A ce sujet sera constitué un groupe de travail composé de 15 personnes: le premier ministre, tous les vice-premiers et Monica De Coninck, ministre du travail, ainsi que trois représentants des syndicats, trois des organisations patronales et le président du groupe des 10.

Norme salariale

Parce qu'aucun accord ne pouvait être trouvé entre syndicats et fédérations patronales, le gouvernement, comme il y a deux ans, imposera un accord par arrêté royal. La révision de la loi de 1996, pour fixer la norme salariale pour les années suivant 2014, ne sera probablement pas réalisée: ce sera une tâche du gouvernement suivant...

Le grand écart entre mobilisation et concertation

Cela fait un certain temps que la FGTB fait le grand écart entre concertation et mobilisation.

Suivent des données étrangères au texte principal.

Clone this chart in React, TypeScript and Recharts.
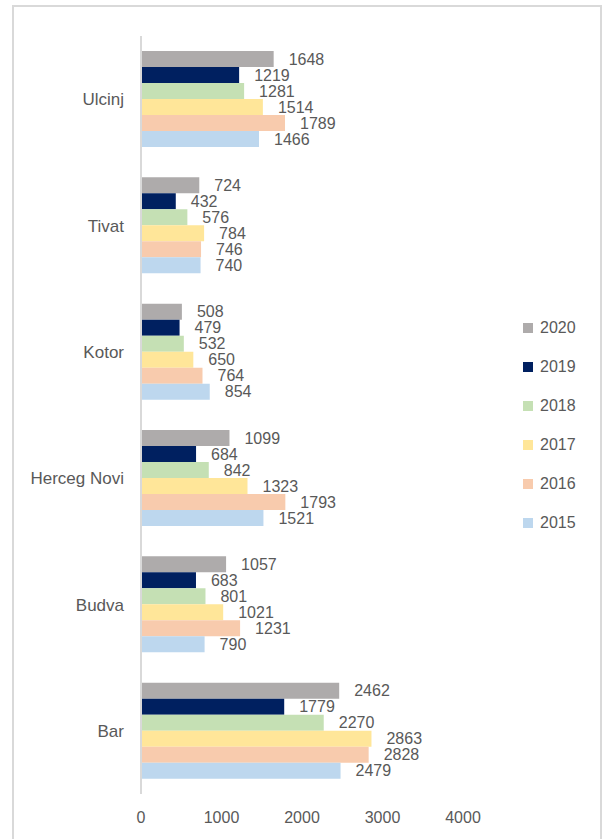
import { BarChart, Bar, XAxis, YAxis, LabelList } from 'recharts';

const towns = ['Ulcinj', 'Tivat', 'Kotor', 'Herceg Novi', 'Budva', 'Bar'];
const years = ['2020', '2019', '2018', '2017', '2016', '2015'];
const colors = ['#AEABAB', '#002060', '#C5E0B4', '#FFE699', '#F8CBAD', '#BDD7EE'];

const v2020 = [1648, 724, 508, 1099, 1057, 2462];
const v2019 = [1219, 432, 479, 684, 683, 1779];
const v2018 = [1281, 576, 532, 842, 801, 2270];
const v2017 = [1514, 784, 650, 1323, 1021, 2863];
const v2016 = [1789, 746, 764, 1793, 1231, 2828];
const v2015 = [1466, 740, 854, 1521, 790, 2479];

const xTicks = [0, 1000, 2000, 3000, 4000];

const seriesValues = [v2020, v2019, v2018, v2017, v2016, v2015];

const data = towns.map((town, i) => {
  const row: Record<string, string | number> = { town };
  years.forEach((y, j) => {
    row[y] = seriesValues[j][i];
  });
  return row;
});

const textColor = '#595959';
const font = '"Liberation Sans", Arial, sans-serif';

// legend drawn as plain html so it doesn't eat plot width
function YearLegend() {
  return (
    <div style={{ position: 'absolute', left: 523, top: 308, fontFamily: font }}>
      {years.map((y, j) => (
        <div key={y} style={{ display: 'flex', alignItems: 'center', height: 39 }}>
          <span style={{ width: 10, height: 10, background: colors[j], display: 'inline-block', marginRight: 7 }} />
          <span style={{ color: textColor, fontSize: 16 }}>{y}</span>
        </div>
      ))}
    </div>
  );
}

export default function App() {
  return (
    <div style={{ position: 'fixed', left: 0, top: 0, width: 608, height: 839, background: '#fff', overflow: 'hidden' }}>
      <BarChart
        width={608}
        height={839}
        data={data}
        layout="vertical"
        margin={{ top: 36, right: 145, bottom: 0, left: 0 }}
        barCategoryGap={15}
        barGap={0}
        style={{ position: 'absolute', left: 0, top: 0, fontFamily: font }}
      >
        <XAxis
          type="number"
          domain={[0, 4000]}
          ticks={xTicks}
          axisLine={false}
          tickLine={false}
          height={45}
          tickMargin={12}
          tick={{ fill: textColor, fontSize: 16 }}
        />
        <YAxis
          type="category"
          dataKey="town"
          width={141}
          axisLine={{ stroke: '#D9D9D9', strokeWidth: 2 }}
          tickLine={false}
          tickSize={0}
          tickMargin={17}
          tick={{ fill: textColor, fontSize: 17 }}
        />
        {years.map((y, j) => (
          <Bar key={y} dataKey={y} name={y} fill={colors[j]} isAnimationActive={false}>
            <LabelList dataKey={y} position="right" offset={15} fill={textColor} fontSize={16} />
          </Bar>
        ))}
      </BarChart>
      <YearLegend />
      <div
        style={{
          position: 'absolute',
          left: 12,
          top: 5,
          right: 6,
          bottom: -20,
          border: '2px solid #D9D9D9',
          pointerEvents: 'none',
        }}
      />
    </div>
  );
}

On ne peut évidemment pas se passer de négocier pour atteindre certains objectifs. Mais, pour cela, il faut construire des rapports de forces. Ce n'est possible que par un plan d'information et de mobilisation conséquent. Et c'est ici que le bât blesse. Après la manifestation réussie du 21 février il faut de nouveaux mots d'ordre pour renforcer la lutte. C'est le seul moyen pour empêcher que la norme salariale, qui veut bloquer tous les salaires pendant deux ans en dépit de toutes les protestations et oppositions, ne devienne un fait.

Le moindre mal

Une opposition conséquente à la norme salariale mènera à une confrontation avec le gouvernement. Il est clair que celui-ci est très déterminé non seulement à imposer ces mesures, mais en plus à prendre de nouvelles mesures d'austérité lors du prochain contrôle budgétaire. Beaucoup de responsables syndicaux veulent éviter cette confrontation. Or, ce gouvernement n'est pas le gouvernement du moindre mal, mais un gouvernement qui veut à ,tout prix imposer la politique européenne d'austérité à la Belgique.